-- Start --

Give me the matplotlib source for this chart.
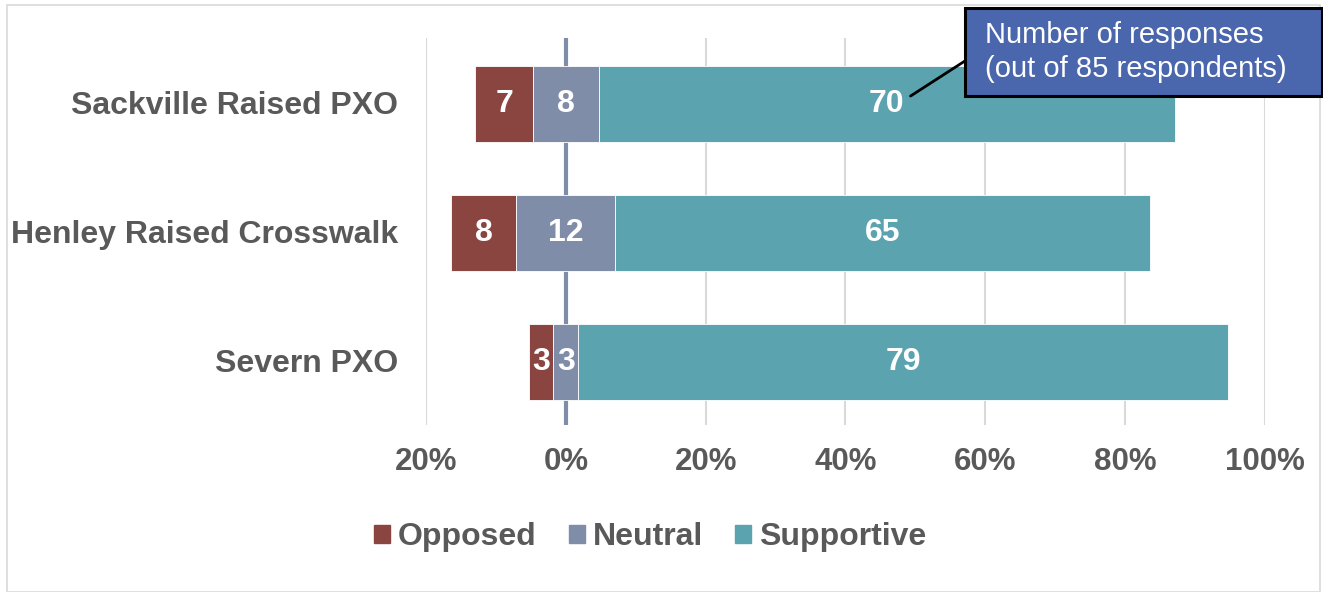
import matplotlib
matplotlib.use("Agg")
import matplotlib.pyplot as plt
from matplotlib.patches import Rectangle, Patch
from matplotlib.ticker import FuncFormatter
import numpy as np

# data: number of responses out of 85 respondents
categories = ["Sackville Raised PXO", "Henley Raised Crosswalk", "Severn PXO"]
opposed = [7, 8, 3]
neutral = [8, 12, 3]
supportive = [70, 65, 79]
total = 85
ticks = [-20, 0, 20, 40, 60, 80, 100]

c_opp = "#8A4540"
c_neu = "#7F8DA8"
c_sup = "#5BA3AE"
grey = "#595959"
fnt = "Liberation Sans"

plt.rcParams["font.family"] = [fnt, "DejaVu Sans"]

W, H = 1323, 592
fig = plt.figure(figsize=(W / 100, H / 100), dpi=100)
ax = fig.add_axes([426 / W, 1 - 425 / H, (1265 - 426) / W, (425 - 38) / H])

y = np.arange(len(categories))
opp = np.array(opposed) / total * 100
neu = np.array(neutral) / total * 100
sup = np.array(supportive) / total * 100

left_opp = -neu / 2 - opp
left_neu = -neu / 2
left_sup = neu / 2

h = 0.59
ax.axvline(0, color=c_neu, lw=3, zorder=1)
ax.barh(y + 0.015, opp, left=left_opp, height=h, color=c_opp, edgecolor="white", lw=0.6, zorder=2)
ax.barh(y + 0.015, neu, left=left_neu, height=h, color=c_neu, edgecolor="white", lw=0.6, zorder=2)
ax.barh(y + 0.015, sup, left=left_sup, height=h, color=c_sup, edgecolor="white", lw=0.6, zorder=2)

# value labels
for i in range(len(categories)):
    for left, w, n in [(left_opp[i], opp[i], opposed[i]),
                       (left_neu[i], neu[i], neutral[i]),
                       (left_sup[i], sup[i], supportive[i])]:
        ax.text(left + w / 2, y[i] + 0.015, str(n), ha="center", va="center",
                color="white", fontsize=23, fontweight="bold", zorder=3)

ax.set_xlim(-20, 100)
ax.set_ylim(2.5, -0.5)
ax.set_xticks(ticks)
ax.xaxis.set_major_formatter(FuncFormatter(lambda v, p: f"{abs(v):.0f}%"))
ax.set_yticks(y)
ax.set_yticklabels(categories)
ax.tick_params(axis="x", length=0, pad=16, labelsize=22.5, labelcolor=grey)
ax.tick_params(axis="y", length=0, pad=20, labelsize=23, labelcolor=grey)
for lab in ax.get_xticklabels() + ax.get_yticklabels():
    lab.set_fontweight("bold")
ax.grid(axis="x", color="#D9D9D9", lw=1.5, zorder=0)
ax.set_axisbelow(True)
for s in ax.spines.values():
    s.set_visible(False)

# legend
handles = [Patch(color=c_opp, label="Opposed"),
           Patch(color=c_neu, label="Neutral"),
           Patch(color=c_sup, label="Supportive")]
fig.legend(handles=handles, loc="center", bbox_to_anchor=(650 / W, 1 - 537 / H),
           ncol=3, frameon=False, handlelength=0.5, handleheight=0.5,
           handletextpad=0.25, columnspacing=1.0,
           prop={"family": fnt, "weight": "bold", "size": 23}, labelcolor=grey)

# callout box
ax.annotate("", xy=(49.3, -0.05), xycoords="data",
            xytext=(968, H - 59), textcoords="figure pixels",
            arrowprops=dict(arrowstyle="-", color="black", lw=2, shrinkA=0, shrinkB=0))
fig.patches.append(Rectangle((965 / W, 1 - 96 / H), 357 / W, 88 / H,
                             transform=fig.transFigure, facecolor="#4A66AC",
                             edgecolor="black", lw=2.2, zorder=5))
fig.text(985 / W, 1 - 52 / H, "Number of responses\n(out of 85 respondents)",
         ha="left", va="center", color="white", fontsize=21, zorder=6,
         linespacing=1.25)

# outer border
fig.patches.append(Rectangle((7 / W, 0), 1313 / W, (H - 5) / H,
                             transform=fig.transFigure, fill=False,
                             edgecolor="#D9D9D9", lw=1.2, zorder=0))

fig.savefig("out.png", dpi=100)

-- End --

Stated task
Replicate the material above verbatim; images stay out of the copy.

The response
Give me the matplotlib source for this chart.
import matplotlib
matplotlib.use("Agg")
import matplotlib.pyplot as plt
from matplotlib.patches import Rectangle, Patch
from matplotlib.ticker import FuncFormatter
import numpy as np

# data: number of responses out of 85 respondents
categories = ["Sackville Raised PXO", "Henley Raised Crosswalk", "Severn PXO"]
opposed = [7, 8, 3]
neutral = [8, 12, 3]
supportive = [70, 65, 79]
total = 85
ticks = [-20, 0, 20, 40, 60, 80, 100]

c_opp = "#8A4540"
c_neu = "#7F8DA8"
c_sup = "#5BA3AE"
grey = "#595959"
fnt = "Liberation Sans"

plt.rcParams["font.family"] = [fnt, "DejaVu Sans"]

W, H = 1323, 592
fig = plt.figure(figsize=(W / 100, H / 100), dpi=100)
ax = fig.add_axes([426 / W, 1 - 425 / H, (1265 - 426) / W, (425 - 38) / H])

y = np.arange(len(categories))
opp = np.array(opposed) / total * 100
neu = np.array(neutral) / total * 100
sup = np.array(supportive) / total * 100

left_opp = -neu / 2 - opp
left_neu = -neu / 2
left_sup = neu / 2

h = 0.59
ax.axvline(0, color=c_neu, lw=3, zorder=1)
ax.barh(y + 0.015, opp, left=left_opp, height=h, color=c_opp, edgecolor="white", lw=0.6, zorder=2)
ax.barh(y + 0.015, neu, left=left_neu, height=h, color=c_neu, edgecolor="white", lw=0.6, zorder=2)
ax.barh(y + 0.015, sup, left=left_sup, height=h, color=c_sup, edgecolor="white", lw=0.6, zorder=2)

# value labels
for i in range(len(categories)):
    for left, w, n in [(left_opp[i], opp[i], opposed[i]),
                       (left_neu[i], neu[i], neutral[i]),
                       (left_sup[i], sup[i], supportive[i])]:
        ax.text(left + w / 2, y[i] + 0.015, str(n), ha="center", va="center",
                color="white", fontsize=23, fontweight="bold", zorder=3)

ax.set_xlim(-20, 100)
ax.set_ylim(2.5, -0.5)
ax.set_xticks(ticks)
ax.xaxis.set_major_formatter(FuncFormatter(lambda v, p: f"{abs(v):.0f}%"))
ax.set_yticks(y)
ax.set_yticklabels(categories)
ax.tick_params(axis="x", length=0, pad=16, labelsize=22.5, labelcolor=grey)
ax.tick_params(axis="y", length=0, pad=20, labelsize=23, labelcolor=grey)
for lab in ax.get_xticklabels() + ax.get_yticklabels():
    lab.set_fontweight("bold")
ax.grid(axis="x", color="#D9D9D9", lw=1.5, zorder=0)
ax.set_axisbelow(True)
for s in ax.spines.values():
    s.set_visible(False)

# legend
handles = [Patch(color=c_opp, label="Opposed"),
           Patch(color=c_neu, label="Neutral"),
           Patch(color=c_sup, label="Supportive")]
fig.legend(handles=handles, loc="center", bbox_to_anchor=(650 / W, 1 - 537 / H),
           ncol=3, frameon=False, handlelength=0.5, handleheight=0.5,
           handletextpad=0.25, columnspacing=1.0,
           prop={"family": fnt, "weight": "bold", "size": 23}, labelcolor=grey)

# callout box
ax.annotate("", xy=(49.3, -0.05), xycoords="data",
            xytext=(968, H - 59), textcoords="figure pixels",
            arrowprops=dict(arrowstyle="-", color="black", lw=2, shrinkA=0, shrinkB=0))
fig.patches.append(Rectangle((965 / W, 1 - 96 / H), 357 / W, 88 / H,
                             transform=fig.transFigure, facecolor="#4A66AC",
                             edgecolor="black", lw=2.2, zorder=5))
fig.text(985 / W, 1 - 52 / H, "Number of responses\n(out of 85 respondents)",
         ha="left", va="center", color="white", fontsize=21, zorder=6,
         linespacing=1.25)

# outer border
fig.patches.append(Rectangle((7 / W, 0), 1313 / W, (H - 5) / H,
                             transform=fig.transFigure, fill=False,
                             edgecolor="#D9D9D9", lw=1.2, zorder=0))

fig.savefig("out.png", dpi=100)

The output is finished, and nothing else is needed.